A block of data:
--------------------

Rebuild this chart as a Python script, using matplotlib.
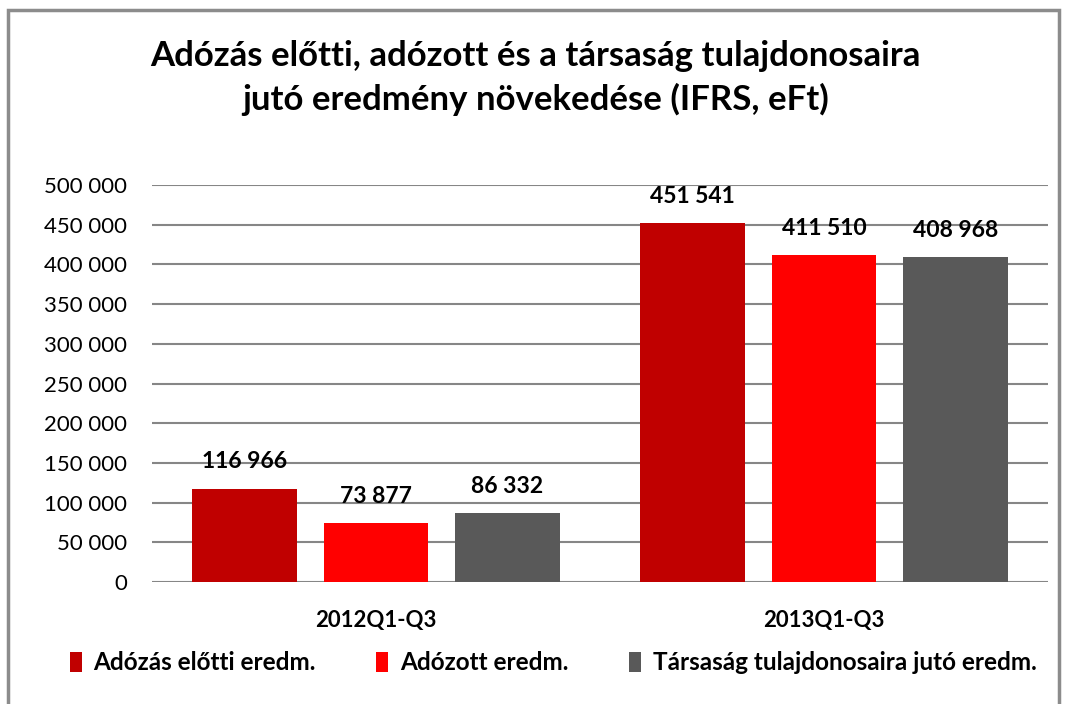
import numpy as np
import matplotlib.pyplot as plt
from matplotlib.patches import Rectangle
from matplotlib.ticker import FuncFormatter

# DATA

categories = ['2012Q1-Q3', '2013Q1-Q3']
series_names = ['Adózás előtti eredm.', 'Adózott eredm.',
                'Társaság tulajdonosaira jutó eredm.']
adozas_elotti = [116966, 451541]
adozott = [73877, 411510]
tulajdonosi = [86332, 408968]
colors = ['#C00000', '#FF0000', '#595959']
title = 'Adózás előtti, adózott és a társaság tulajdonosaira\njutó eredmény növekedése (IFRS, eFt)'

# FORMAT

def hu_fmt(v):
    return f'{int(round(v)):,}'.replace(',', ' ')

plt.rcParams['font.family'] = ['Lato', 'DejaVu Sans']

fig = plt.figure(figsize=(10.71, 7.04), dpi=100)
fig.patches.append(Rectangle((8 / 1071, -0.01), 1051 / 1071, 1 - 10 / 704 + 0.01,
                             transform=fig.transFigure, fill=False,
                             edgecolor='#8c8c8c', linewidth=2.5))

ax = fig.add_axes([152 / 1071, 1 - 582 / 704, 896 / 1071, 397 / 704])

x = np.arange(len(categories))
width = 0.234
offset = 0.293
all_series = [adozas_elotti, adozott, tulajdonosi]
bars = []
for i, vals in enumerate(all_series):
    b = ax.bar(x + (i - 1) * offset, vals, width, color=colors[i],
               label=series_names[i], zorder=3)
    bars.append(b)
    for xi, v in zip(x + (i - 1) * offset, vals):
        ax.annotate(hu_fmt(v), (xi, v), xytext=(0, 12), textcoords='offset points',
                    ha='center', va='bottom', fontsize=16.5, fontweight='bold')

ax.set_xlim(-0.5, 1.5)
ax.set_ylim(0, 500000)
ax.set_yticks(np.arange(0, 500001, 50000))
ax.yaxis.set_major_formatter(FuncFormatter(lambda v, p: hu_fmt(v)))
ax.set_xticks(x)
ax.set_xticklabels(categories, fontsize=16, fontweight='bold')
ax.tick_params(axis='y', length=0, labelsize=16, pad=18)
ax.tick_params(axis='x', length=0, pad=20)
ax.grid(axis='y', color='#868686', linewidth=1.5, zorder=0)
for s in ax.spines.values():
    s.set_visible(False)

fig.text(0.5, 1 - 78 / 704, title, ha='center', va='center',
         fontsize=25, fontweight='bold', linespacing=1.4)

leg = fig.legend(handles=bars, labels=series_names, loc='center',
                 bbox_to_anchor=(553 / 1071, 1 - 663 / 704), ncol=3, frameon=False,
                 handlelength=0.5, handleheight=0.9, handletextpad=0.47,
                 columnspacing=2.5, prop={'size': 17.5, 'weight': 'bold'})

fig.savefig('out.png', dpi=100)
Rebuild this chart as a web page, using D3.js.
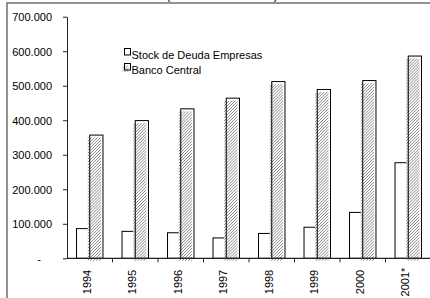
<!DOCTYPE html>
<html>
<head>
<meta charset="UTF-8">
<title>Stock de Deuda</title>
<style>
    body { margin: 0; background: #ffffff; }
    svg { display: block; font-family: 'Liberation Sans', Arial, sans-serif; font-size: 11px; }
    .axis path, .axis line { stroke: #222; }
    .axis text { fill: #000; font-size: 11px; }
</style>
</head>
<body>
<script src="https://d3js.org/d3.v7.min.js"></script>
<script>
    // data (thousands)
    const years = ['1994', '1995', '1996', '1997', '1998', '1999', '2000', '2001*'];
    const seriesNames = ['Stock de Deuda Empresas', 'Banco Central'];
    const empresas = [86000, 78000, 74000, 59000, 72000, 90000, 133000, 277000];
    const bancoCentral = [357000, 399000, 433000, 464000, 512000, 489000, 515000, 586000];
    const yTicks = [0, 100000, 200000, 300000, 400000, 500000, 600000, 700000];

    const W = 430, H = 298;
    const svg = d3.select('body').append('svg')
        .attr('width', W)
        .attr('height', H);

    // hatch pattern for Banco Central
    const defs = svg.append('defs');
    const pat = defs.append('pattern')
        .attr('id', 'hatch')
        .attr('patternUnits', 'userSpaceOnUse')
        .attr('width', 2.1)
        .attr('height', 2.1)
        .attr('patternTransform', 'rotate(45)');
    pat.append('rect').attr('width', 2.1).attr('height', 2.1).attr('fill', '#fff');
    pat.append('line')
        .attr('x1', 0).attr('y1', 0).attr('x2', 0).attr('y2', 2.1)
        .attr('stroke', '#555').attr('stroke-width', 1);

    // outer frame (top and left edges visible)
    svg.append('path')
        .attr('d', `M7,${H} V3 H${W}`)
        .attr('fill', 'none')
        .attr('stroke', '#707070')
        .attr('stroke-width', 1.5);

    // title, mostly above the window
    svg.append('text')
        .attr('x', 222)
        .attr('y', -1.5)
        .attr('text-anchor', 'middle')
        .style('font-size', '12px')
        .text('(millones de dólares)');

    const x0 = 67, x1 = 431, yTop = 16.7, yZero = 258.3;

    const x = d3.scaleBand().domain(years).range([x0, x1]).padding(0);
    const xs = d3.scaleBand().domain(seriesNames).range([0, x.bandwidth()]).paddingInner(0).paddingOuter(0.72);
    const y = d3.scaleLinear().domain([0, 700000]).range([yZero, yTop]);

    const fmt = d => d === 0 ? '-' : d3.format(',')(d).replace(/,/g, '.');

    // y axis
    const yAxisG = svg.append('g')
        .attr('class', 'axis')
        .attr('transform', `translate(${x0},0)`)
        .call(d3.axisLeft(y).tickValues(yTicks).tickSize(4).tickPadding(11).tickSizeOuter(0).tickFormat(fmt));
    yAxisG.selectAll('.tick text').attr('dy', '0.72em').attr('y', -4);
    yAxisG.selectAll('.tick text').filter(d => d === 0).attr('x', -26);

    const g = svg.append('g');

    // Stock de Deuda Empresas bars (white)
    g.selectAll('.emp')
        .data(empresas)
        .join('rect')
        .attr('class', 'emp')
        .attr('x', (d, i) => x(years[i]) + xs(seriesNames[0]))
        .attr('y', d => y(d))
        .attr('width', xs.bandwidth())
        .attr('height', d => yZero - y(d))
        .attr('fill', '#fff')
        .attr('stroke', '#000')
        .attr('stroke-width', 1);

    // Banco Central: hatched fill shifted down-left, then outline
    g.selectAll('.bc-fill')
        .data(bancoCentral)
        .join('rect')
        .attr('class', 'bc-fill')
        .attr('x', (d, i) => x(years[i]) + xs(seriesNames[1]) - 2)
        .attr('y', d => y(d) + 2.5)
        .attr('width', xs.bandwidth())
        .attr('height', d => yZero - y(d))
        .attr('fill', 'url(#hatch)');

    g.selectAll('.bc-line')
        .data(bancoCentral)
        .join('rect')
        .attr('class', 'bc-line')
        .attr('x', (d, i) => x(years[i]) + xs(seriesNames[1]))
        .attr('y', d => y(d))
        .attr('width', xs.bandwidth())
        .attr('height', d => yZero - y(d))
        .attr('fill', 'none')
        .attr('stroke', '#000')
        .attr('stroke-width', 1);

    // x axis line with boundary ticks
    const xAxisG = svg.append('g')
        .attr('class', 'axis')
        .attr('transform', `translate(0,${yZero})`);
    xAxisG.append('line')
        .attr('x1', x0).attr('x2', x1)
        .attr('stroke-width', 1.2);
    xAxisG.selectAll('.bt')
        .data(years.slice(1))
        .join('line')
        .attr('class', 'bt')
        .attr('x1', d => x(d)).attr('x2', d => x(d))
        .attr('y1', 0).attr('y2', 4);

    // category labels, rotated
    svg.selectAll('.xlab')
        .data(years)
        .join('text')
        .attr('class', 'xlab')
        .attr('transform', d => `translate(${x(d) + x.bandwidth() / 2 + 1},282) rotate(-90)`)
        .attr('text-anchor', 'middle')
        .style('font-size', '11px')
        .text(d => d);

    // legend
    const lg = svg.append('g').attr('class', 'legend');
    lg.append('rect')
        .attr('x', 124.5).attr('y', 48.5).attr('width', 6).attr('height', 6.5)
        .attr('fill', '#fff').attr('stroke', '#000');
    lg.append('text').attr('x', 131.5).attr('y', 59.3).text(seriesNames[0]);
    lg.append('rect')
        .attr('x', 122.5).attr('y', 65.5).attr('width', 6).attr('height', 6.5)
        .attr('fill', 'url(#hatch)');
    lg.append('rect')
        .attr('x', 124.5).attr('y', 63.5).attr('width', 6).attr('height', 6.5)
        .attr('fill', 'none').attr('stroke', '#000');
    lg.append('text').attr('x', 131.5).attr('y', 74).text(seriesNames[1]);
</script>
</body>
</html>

--------------------

#### Set exercise:
Give again, word for word, the part that opens with the line containing "Rebuild this chart as a web" and closes with the one containing "500000, 600000, 700000];". Include both of those lines and skip all pictures.

#### Finished task:
Rebuild this chart as a web page, using D3.js.
<!DOCTYPE html>
<html>
<head>
<meta charset="UTF-8">
<title>Stock de Deuda</title>
<style>
    body { margin: 0; background: #ffffff; }
    svg { display: block; font-family: 'Liberation Sans', Arial, sans-serif; font-size: 11px; }
    .axis path, .axis line { stroke: #222; }
    .axis text { fill: #000; font-size: 11px; }
</style>
</head>
<body>
<script src="https://d3js.org/d3.v7.min.js"></script>
<script>
    // data (thousands)
    const years = ['1994', '1995', '1996', '1997', '1998', '1999', '2000', '2001*'];
    const seriesNames = ['Stock de Deuda Empresas', 'Banco Central'];
    const empresas = [86000, 78000, 74000, 59000, 72000, 90000, 133000, 277000];
    const bancoCentral = [357000, 399000, 433000, 464000, 512000, 489000, 515000, 586000];
    const yTicks = [0, 100000, 200000, 300000, 400000, 500000, 600000, 700000];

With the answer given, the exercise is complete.